-- begin Material for the task --

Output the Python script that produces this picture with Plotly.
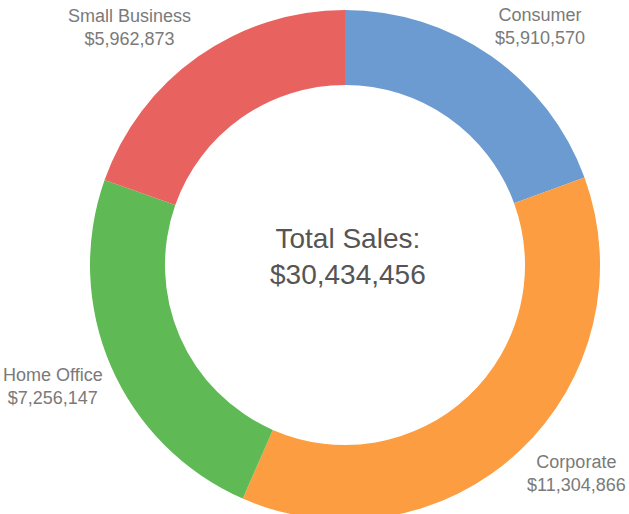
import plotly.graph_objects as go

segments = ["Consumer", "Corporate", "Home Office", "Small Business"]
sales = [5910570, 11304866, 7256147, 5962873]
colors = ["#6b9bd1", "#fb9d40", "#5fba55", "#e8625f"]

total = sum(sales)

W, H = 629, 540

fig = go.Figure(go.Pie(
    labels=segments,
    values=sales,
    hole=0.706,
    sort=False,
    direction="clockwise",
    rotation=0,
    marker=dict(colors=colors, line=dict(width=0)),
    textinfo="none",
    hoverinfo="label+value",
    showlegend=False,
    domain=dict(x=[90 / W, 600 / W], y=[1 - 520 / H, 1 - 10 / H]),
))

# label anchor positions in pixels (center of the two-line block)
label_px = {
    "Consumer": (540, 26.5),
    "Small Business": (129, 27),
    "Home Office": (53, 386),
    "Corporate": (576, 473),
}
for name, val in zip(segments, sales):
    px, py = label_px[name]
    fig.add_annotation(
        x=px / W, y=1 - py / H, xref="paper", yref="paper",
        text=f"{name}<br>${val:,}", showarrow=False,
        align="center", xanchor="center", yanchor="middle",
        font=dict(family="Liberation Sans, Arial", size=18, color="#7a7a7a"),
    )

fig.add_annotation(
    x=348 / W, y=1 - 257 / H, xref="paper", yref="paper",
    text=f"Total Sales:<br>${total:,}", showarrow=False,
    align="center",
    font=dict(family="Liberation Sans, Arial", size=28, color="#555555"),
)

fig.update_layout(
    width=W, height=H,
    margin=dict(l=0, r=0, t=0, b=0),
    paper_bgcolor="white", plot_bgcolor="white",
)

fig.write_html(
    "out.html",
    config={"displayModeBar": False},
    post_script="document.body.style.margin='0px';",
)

-- end Material for the task --
-- begin Material for the task --

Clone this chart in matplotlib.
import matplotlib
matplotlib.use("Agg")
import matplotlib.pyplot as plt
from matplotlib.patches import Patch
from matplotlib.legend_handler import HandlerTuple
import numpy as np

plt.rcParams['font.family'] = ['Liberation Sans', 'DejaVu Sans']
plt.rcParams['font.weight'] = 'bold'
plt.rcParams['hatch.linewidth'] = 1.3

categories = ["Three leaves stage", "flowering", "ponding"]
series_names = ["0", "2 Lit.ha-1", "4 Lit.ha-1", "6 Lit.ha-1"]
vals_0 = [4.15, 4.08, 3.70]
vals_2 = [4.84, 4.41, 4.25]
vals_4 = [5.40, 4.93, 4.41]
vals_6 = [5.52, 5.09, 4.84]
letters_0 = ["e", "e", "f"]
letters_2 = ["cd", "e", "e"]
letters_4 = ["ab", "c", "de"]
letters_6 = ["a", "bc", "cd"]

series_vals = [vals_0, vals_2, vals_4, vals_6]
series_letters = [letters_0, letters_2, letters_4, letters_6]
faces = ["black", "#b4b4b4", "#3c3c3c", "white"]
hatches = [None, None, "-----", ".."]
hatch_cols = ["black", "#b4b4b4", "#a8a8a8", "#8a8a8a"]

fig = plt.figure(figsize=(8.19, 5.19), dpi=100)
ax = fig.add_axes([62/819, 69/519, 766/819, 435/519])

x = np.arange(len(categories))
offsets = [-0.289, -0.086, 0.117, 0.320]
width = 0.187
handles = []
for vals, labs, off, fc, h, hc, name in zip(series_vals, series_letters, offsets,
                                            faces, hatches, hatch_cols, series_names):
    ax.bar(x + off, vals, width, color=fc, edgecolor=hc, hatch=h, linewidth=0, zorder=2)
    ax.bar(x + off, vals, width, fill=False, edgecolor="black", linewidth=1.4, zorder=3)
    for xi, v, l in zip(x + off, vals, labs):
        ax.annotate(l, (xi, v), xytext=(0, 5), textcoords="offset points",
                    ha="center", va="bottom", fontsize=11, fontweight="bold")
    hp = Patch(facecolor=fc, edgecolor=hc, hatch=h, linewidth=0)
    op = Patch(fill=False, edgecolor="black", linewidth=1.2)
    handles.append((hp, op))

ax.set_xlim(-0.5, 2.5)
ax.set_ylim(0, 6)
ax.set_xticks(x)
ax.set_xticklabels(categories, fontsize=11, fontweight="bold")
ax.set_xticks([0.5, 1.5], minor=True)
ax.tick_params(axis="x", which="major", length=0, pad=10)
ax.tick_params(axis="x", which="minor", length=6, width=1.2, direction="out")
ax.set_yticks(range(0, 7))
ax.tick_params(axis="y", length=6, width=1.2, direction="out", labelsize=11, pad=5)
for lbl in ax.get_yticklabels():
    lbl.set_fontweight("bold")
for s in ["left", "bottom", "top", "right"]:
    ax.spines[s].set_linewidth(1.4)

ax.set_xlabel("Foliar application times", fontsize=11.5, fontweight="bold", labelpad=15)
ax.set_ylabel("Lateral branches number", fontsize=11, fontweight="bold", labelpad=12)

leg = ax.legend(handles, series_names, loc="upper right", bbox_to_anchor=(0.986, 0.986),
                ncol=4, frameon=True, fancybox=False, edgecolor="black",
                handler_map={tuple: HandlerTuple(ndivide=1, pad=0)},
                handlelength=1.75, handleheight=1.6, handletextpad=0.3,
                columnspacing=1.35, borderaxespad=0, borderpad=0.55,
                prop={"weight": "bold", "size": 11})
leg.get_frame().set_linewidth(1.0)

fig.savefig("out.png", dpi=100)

-- end Material for the task --
-- begin Material for the task --

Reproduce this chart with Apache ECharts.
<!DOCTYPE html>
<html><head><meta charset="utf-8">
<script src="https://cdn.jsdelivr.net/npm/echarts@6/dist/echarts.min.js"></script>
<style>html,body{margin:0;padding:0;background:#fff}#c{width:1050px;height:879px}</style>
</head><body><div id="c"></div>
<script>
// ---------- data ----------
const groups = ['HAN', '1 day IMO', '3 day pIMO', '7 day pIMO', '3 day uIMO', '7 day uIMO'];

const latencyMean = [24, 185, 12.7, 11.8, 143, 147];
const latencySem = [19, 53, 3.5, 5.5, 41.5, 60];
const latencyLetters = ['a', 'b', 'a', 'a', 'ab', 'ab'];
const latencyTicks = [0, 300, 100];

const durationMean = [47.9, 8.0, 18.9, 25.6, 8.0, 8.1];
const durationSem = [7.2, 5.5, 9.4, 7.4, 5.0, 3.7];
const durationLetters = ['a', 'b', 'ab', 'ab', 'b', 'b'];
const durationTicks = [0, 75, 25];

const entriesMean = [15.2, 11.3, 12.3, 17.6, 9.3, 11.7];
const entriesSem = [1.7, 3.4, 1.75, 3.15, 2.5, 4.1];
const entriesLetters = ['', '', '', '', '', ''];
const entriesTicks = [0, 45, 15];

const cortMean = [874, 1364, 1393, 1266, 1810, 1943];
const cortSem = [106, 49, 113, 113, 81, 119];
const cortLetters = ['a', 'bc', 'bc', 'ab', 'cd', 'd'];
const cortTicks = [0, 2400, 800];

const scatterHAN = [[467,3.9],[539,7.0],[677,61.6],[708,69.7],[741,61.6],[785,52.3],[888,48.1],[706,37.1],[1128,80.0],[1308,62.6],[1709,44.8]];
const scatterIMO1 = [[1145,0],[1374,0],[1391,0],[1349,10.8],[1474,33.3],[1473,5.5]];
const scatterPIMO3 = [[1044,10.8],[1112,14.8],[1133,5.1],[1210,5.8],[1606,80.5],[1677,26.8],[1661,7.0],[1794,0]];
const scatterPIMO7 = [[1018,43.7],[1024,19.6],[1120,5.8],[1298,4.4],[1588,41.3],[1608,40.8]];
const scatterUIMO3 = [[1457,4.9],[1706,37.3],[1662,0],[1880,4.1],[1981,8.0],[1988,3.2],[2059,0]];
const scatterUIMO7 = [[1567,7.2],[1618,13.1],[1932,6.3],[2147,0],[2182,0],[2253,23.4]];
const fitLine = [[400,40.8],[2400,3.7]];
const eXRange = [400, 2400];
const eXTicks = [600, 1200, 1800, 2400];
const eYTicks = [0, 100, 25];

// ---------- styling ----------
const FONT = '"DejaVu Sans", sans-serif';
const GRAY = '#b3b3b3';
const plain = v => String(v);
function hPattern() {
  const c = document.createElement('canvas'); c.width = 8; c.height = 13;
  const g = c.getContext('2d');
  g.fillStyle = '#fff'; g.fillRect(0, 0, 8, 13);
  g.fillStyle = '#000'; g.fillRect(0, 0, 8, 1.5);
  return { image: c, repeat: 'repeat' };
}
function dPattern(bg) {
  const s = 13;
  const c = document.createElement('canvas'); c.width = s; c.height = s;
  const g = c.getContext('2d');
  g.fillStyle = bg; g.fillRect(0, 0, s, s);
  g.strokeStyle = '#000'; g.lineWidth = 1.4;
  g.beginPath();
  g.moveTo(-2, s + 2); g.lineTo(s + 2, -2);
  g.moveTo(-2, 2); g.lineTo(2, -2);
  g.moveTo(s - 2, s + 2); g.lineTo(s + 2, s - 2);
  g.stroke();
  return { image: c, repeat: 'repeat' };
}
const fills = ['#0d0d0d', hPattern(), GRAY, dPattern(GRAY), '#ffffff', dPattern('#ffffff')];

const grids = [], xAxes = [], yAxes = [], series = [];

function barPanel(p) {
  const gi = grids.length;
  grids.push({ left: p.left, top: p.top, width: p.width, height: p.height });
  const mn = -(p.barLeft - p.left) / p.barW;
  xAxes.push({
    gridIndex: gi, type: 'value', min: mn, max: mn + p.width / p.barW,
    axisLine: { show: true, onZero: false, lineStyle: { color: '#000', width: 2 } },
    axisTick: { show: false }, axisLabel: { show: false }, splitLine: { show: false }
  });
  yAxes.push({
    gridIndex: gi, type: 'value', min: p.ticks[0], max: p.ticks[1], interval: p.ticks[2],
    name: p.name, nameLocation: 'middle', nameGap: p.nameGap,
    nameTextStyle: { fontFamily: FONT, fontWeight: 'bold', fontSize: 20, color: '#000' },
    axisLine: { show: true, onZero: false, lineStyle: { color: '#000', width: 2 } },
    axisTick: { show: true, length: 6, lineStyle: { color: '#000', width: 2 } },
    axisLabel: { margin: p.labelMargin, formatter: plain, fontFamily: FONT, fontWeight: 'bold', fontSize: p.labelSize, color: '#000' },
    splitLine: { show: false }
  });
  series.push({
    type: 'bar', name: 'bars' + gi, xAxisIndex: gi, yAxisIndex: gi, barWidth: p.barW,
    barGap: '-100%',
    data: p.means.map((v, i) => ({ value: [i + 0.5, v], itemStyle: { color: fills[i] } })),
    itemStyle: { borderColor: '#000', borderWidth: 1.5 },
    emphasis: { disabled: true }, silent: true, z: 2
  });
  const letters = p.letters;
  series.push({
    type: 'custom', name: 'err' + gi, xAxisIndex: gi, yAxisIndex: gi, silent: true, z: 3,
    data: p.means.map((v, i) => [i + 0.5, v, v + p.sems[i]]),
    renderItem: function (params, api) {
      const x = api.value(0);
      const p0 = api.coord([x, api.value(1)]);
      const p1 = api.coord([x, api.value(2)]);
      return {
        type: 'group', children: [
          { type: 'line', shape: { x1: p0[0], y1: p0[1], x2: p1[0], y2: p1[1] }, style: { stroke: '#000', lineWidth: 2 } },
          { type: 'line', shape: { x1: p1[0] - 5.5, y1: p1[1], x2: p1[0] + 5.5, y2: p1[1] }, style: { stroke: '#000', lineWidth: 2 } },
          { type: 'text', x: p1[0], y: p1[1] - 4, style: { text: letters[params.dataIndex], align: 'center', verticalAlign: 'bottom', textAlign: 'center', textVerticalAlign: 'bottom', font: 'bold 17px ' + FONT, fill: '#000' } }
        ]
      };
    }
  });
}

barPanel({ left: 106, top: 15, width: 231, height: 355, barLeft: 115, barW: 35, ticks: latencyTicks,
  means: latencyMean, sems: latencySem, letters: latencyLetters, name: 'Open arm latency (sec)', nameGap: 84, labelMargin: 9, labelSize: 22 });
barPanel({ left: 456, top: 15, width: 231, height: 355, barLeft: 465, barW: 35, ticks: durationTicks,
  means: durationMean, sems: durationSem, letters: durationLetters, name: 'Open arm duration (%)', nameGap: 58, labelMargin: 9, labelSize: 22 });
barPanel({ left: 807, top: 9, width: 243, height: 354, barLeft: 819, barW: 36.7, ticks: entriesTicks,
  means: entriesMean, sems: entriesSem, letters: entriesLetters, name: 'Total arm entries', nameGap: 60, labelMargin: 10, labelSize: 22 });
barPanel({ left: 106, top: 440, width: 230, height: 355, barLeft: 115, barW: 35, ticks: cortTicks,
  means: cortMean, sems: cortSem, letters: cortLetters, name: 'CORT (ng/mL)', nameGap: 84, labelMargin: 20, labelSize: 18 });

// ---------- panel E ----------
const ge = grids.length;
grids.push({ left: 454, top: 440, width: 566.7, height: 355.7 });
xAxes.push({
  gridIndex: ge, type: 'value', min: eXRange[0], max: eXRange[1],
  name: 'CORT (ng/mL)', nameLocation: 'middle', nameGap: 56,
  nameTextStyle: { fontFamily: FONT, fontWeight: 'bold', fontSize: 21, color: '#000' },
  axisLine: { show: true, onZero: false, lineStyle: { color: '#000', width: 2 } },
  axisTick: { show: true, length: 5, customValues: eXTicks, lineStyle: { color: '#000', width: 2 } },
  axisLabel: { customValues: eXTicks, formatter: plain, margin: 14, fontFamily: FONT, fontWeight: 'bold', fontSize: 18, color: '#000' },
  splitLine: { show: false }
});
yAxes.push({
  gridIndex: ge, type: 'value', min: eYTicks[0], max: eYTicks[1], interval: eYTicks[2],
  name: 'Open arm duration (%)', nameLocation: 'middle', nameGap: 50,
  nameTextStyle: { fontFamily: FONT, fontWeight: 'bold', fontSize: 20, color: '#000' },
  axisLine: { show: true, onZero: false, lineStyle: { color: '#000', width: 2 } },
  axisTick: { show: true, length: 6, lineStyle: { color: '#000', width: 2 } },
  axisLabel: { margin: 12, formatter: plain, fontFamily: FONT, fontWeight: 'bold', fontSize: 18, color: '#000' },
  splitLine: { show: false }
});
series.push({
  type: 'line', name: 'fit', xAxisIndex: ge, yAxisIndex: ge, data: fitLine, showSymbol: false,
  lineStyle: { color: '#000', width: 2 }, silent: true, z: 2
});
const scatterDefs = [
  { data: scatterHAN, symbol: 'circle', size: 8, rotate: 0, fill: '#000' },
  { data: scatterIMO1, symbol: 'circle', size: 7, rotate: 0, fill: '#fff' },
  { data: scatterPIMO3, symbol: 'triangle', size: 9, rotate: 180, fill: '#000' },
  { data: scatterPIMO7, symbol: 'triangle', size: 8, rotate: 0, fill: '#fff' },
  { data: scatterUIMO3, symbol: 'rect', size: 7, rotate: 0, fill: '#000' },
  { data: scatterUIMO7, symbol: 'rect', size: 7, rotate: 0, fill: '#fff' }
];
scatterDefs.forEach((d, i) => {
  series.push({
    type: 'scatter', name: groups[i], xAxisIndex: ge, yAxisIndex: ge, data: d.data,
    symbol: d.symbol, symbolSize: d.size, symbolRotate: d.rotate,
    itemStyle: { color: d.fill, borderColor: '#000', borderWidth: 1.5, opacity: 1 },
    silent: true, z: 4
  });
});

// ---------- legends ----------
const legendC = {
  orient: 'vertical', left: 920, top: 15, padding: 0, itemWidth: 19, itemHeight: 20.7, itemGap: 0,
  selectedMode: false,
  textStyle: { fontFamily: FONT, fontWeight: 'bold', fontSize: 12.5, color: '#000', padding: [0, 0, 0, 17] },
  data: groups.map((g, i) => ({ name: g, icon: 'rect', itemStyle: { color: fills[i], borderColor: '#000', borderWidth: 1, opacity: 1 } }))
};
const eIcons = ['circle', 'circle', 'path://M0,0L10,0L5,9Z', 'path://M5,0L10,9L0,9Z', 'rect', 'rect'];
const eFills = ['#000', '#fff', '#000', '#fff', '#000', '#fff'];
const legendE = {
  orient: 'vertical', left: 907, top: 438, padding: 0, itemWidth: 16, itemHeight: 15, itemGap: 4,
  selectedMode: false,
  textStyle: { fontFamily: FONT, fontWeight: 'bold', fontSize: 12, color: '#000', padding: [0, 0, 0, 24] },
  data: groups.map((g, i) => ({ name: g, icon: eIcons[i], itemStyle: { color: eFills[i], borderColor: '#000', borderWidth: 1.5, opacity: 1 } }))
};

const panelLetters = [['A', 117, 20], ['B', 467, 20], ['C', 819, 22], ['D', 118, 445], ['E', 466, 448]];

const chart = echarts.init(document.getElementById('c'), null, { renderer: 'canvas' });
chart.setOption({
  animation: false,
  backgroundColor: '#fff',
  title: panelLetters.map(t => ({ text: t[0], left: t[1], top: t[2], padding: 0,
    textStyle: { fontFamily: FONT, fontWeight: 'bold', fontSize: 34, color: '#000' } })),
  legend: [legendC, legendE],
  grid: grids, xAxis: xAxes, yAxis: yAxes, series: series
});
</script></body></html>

-- end Material for the task --

** Exercise **
Without the pictures, give again exactly the lines above starting at the line containing "Output the Python" and ending at the line containing "import plotly.graph_objects as go".

** Written answer **
Output the Python script that produces this picture with Plotly.
import plotly.graph_objects as go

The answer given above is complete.